Michael Marshall's "The Straw Men" is a full-on bizarre thriller with everything about the killer kept hidden. In Michael Pye's "Taking Lives" we know the killer's identity but after the start of the story know him only by his effects on others. "The Sandman" provides yet another approach as we spend most of the novel inside the killer's mind.

It doesn't look very promising at the beginning. Chapter one is a third person account of a young man visiting a prostitute. After gaining her confidence he knifes her in the throat, takes a few photographs and leaves.

A serial killer attacking prostitutes. Oh dear, how many times have we seen that cliché? Then we find that chapter one is just a prologue and the majority of the book is a first person account of the killer's life - his journal.
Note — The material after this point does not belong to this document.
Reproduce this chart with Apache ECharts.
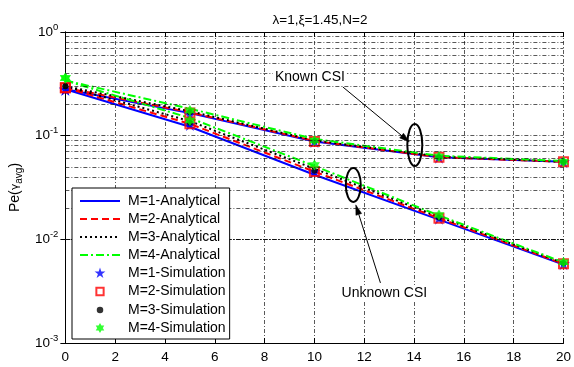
<!DOCTYPE html>
<html><head><meta charset="utf-8">
<script src="https://cdn.jsdelivr.net/npm/echarts@6/dist/echarts.min.js"></script>
<style>html,body{margin:0;padding:0;background:#fff}#c{width:574px;height:367px}</style>
</head><body><div id="c"></div>
<script>
// ---- data ----
const snr = [0, 5, 10, 15, 20];
const xTicks = [0, 2, 4, 6, 8, 10, 12, 14, 16, 18, 20];
const yTickExp = [-3, -2, -1, 0];
const yMinorTicks = [0.002,0.003,0.004,0.005,0.006,0.007,0.008,0.009,
  0.02,0.03,0.04,0.05,0.06,0.07,0.08,0.09,
  0.2,0.3,0.4,0.5,0.6,0.7,0.8,0.9];
const names = ['M=1-Analytical','M=2-Analytical','M=3-Analytical','M=4-Analytical',
  'M=1-Simulation','M=2-Simulation','M=3-Simulation','M=4-Simulation'];
// Known CSI (analytical)
const knownM1 = [0.280, 0.165, 0.088, 0.062, 0.056];
const knownM2 = [0.290, 0.168, 0.089, 0.062, 0.056];
const knownM3 = [0.300, 0.172, 0.090, 0.063, 0.056];
const knownM4 = [0.340, 0.182, 0.093, 0.064, 0.057];
// Unknown CSI (analytical)
const unknownM1 = [0.280, 0.122, 0.042, 0.0155, 0.0057];
const unknownM2 = [0.290, 0.130, 0.045, 0.0160, 0.0058];
const unknownM3 = [0.300, 0.138, 0.048, 0.0165, 0.0059];
const unknownM4 = [0.340, 0.148, 0.051, 0.0170, 0.0060];
// Simulation points
const simKnownM1 = [0.280, 0.160, 0.088, 0.062, 0.056];
const simKnownM2 = [0.290, 0.165, 0.088, 0.062, 0.056];
const simKnownM3 = [0.300, 0.168, 0.089, 0.062, 0.056];
const simKnownM4 = [0.360, 0.175, 0.090, 0.063, 0.056];
const simUnknownM1 = [0.280, 0.128, 0.045, 0.0160, 0.0058];
const simUnknownM2 = [0.290, 0.130, 0.045, 0.0160, 0.0058];
const simUnknownM3 = [0.300, 0.133, 0.046, 0.0162, 0.0059];
const simUnknownM4 = [0.360, 0.140, 0.052, 0.0172, 0.0060];

// ---- chart ----
const chart = echarts.init(document.getElementById('c'));
const FONT = 'Liberation Sans, Arial, sans-serif';
const pair = (arr) => snr.map((x, i) => [x, arr[i]]);
const STAR = 'path://M50,0 L61.2,34.5 L97.6,34.5 L68.2,55.9 L79.4,90.5 L50,69.1 L20.6,90.5 L31.8,55.9 L2.4,34.5 L38.8,34.5 Z';
const HEX = 'path://M50,0 L93.3,75 L6.7,75 Z M50,100 L6.7,25 L93.3,25 Z';
// legend icons: invisible move-tos fix the bounding box so the glyph can be smaller than the icon box
const BOX = 'M0,0 M100,100 ';
const L_STAR = 'path://' + BOX + 'M50,8 L59.9,38.4 L91.8,38.4 L66,57.2 L75.9,87.6 L50,68.8 L24.1,87.6 L34,57.2 L8.2,38.4 L40.1,38.4 Z';
const L_RECT = 'path://' + BOX + 'M22,22 L78,22 L78,78 L22,78 Z';
const L_CIRC = 'path://' + BOX + 'M50,25 A25,25 0 1,1 50,75 A25,25 0 1,1 50,25 Z';
const L_HEX = 'path://' + BOX + 'M50,12 L82.9,69 L17.1,69 Z M50,88 L17.1,31 L82.9,31 Z';
const legendIcons = [L_STAR, L_RECT, L_CIRC, L_HEX];

const lineStyles = [
  {color:'#0000ff', type:'solid'},
  {color:'#ff0000', type:[7,4]},
  {color:'#000000', type:[2,3]},
  {color:'#00ff00', type:[8,3,2,3]}
];
const simStyles = [
  {symbol: STAR, symbolSize: 13, itemStyle:{color:'#0000ff'}},
  {symbol: 'rect', symbolSize: 9, itemStyle:{color:'rgba(255,255,255,0)', borderColor:'#ff0000', borderWidth:2}},
  {symbol: 'circle', symbolSize: 6, itemStyle:{color:'#000000'}},
  {symbol: HEX, symbolSize: 11, itemStyle:{color:'#00ff00'}}
];
const knownA = [knownM1, knownM2, knownM3, knownM4];
const unknownA = [unknownM1, unknownM2, unknownM3, unknownM4];
const simK = [simKnownM1, simKnownM2, simKnownM3, simKnownM4];
const simU = [simUnknownM1, simUnknownM2, simUnknownM3, simUnknownM4];

const series = [];
for (let m = 0; m < 4; m++) {
  [knownA[m], unknownA[m]].forEach(arr => {
    series.push({
      name: names[m], type: 'line', data: pair(arr), symbol: 'none',
      lineStyle: {color: lineStyles[m].color, type: lineStyles[m].type, width: 2},
      itemStyle: {color: lineStyles[m].color},
      z: 3, animation: false
    });
  });
}
for (let m = 0; m < 4; m++) {
  [simK[m], simU[m]].forEach(arr => {
    series.push(Object.assign({
      name: names[4 + m], type: 'scatter', data: pair(arr), clip: false, z: 4, animation: false
    }, simStyles[m]));
  });
}
// minor log grid lines (drawn through the y scale)
const GRID_LINE = {color: '#111', type: [4,2,1,2], width: 0.7};
series.push({
  type: 'line', data: [], silent: true, animation: false,
  markLine: {
    silent: true, symbol: ['none','none'], label: {show: false}, animation: false,
    lineStyle: GRID_LINE,
    data: yMinorTicks.map(v => ({yAxis: v}))
  }
});

const supLabel = (v) => {
  const e = Math.round(Math.log10(v));
  if (yTickExp.indexOf(e) < 0) return '';
  return '{b|10}{s|' + e + '}';
};

const legendData = names.map((n, i) => i < 4
  ? {name: n, itemStyle: {opacity: 0}}
  : {name: n, icon: legendIcons[i - 4]});

chart.setOption({
  backgroundColor: '#fff',
  animation: false,
  textStyle: {fontFamily: FONT},
  title: {
    text: 'λ=1,ξ=1.45,N=2', left: 315, top: 8, textAlign: 'center',
    textStyle: {fontFamily: FONT, fontSize: 13.5, fontWeight: 'normal', color: '#000'}
  },
  grid: {left: 65, right: 8, top: 32, bottom: 24},
  legend: {
    orient: 'vertical', left: 72, top: 188,
    data: legendData,
    itemWidth: 40, itemHeight: 13, itemGap: 4,
    padding: [6, 4, 4, 7],
    backgroundColor: '#fff', borderColor: '#000', borderWidth: 1,
    textStyle: {fontFamily: FONT, fontSize: 14, color: '#000', padding: [0,0,0,3]},
    selectedMode: false, z: 10
  },
  xAxis: [{
    type: 'value', min: 0, max: 20, interval: 2,
    axisLine: {show: true, onZero: false, lineStyle: {color: '#000', width: 1}},
    axisTick: {show: true, inside: true, length: 5, lineStyle: {color: '#000'}},
    axisLabel: {color: '#000', fontSize: 13.5, fontFamily: FONT, margin: 7,
      formatter: v => xTicks.indexOf(v) >= 0 ? String(v) : ''},
    splitLine: {show: true, lineStyle: GRID_LINE}
  }, {
    type: 'value', min: 0, max: 20, interval: 2, position: 'top',
    axisLine: {show: true, onZero: false, lineStyle: {color: '#000', width: 1}},
    axisTick: {show: true, inside: true, length: 5, lineStyle: {color: '#000'}},
    axisLabel: {show: false}, splitLine: {show: false}
  }],
  yAxis: [{
    type: 'log', logBase: 10, min: 0.001, max: 1,
    name: '{t|Pe(}{g|γ}{sub|avg}{t|)}', nameLocation: 'middle', nameRotate: 90, nameGap: 33,
    nameTextStyle: {
      rich: {
        t: {fontSize: 14, fontFamily: FONT, color: '#000'},
        g: {fontSize: 11, fontFamily: 'DejaVu Sans', color: '#000'},
        sub: {fontSize: 10, fontFamily: FONT, color: '#000', padding: [8,0,0,0]}
      }
    },
    axisLine: {show: true, lineStyle: {color: '#000', width: 1}},
    axisTick: {show: true, inside: true, length: 5, lineStyle: {color: '#000'}},
    axisLabel: {
      margin: 7, formatter: supLabel,
      rich: {
        b: {fontSize: 13.5, fontFamily: FONT, color: '#000'},
        s: {fontSize: 9.5, fontFamily: FONT, color: '#000', padding: [0,0,10,0]}
      }
    },
    splitLine: {show: true, lineStyle: GRID_LINE}
  }, {
    type: 'log', logBase: 10, min: 0.001, max: 1, position: 'right',
    axisLine: {show: true, lineStyle: {color: '#000', width: 1}},
    axisTick: {show: true, inside: true, length: 5, lineStyle: {color: '#000'}},
    axisLabel: {show: false}, splitLine: {show: false}
  }],
  series: series
});

// ---- annotations (anchored in data coordinates) ----
const ann = {
  knownText: [9.82, 0.368],
  knownArrowFrom: [11.14, 0.295], knownArrowTo: [13.81, 0.087],
  knownEllipse: [14.03, 0.0813],
  unknownText: [12.81, 0.00304],
  unknownArrowFrom: [12.65, 0.0038], unknownArrowTo: [11.66, 0.0215],
  unknownEllipse: [11.56, 0.0335]
};
const px = (p) => chart.convertToPixel({xAxisIndex: 0, yAxisIndex: 0}, p);
function arrow(from, to) {
  const a = px(from), b = px(to);
  const dx = b[0]-a[0], dy = b[1]-a[1], L = Math.hypot(dx, dy);
  const ux = dx/L, uy = dy/L, hl = 10, hw = 3;
  const bx = b[0]-ux*hl, by = b[1]-uy*hl;
  return [
    {type: 'line', shape: {x1: a[0], y1: a[1], x2: bx, y2: by}, style: {stroke: '#000', lineWidth: 1}, z: 20},
    {type: 'polygon', shape: {points: [[b[0], b[1]], [bx - uy*hw, by + ux*hw], [bx + uy*hw, by - ux*hw]]},
      style: {fill: '#000', stroke: '#000', lineWidth: 0.5}, z: 20}
  ];
}
const kE = px(ann.knownEllipse), uE = px(ann.unknownEllipse);
const kT = px(ann.knownText), uT = px(ann.unknownText);
const gfx = [].concat(
  arrow(ann.knownArrowFrom, ann.knownArrowTo),
  arrow(ann.unknownArrowFrom, ann.unknownArrowTo),
  [
    {type: 'ellipse', shape: {cx: kE[0], cy: kE[1], rx: 7.5, ry: 21}, style: {fill: 'none', stroke: '#000', lineWidth: 2}, z: 20},
    {type: 'ellipse', shape: {cx: uE[0], cy: uE[1], rx: 7.5, ry: 17}, style: {fill: 'none', stroke: '#000', lineWidth: 2}, z: 20},
    {type: 'text', x: kT[0], y: kT[1], z: 21,
      style: {text: 'Known CSI', fontSize: 14, fontFamily: FONT, fill: '#000', align: 'center', verticalAlign: 'middle',
        backgroundColor: '#fff', padding: [1, 2]}},
    {type: 'text', x: uT[0], y: uT[1], z: 21,
      style: {text: 'Unknown CSI', fontSize: 14, fontFamily: FONT, fill: '#000', align: 'center', verticalAlign: 'middle',
        backgroundColor: '#fff', padding: [1, 2]}}
  ]
);
chart.setOption({graphic: gfx});
</script>
</body></html>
By now I'm very nervous - a clichéd action prologue followed by a life journal doesn't bode well. Fortunately Gibson avoids the apparent traps and gives us a fascinating novel.

The young man is William "Mackerel" Burton. He is a serial killer. Despite the prologue, he doesn't just kill prostitutes. He'll kill anyone. Sometimes it's because he thinks their life is so sad he wants to help them end it. Other times it's because people get in the way. And sometimes it's just for the fun. For him, being a serial killer isn't some religious crusade, it's just a hobby.

That's right, just a hobby. Gibson defies all the usual conventions of what a serial killer should be and how they are created. Via Mackerel's journal we see his life from a very young age. All the standard inciting incidents are there, any one of them would cause a shrink to say "Aha!". Yet none can really be called the root cause. Mackerel's destiny as a killer just seems to creep up on him without any particular trauma.

Obviously we have to think "unreliable narrator" with any first person account, however it all rings true. We are getting a fascinating insight in to a man who just drifts in to a career as a serial killer in the same way that some people drift in to a career in banking or journalism.

Gibson manages to meld character and story together excellently as he takes us inside Mackerel's head. The killings are not overly gory, Gibson concentrates on how Mackerel feels about them. There's even humour. One lovely set piece has Mackerel planning to kill one person but getting it wrong and ending up leaving a whole pile of bodies in his wake. Yes, boys and girls, mass murder can be funny.

The one thing that lets The Sandman down is the lack of any real narrative drive. There are set pieces and what might be called subplots, but no real main plotline driving through the whole thing. This is understandable given the setup. After all, there's no grand plan to Mackerel's life. However it does leave a slight feeling of something missing.

Despite this flaw, The Sandman is a dark and funny read. You can't help relating to Mackerel, which is slightly worrying. And probably the whole point.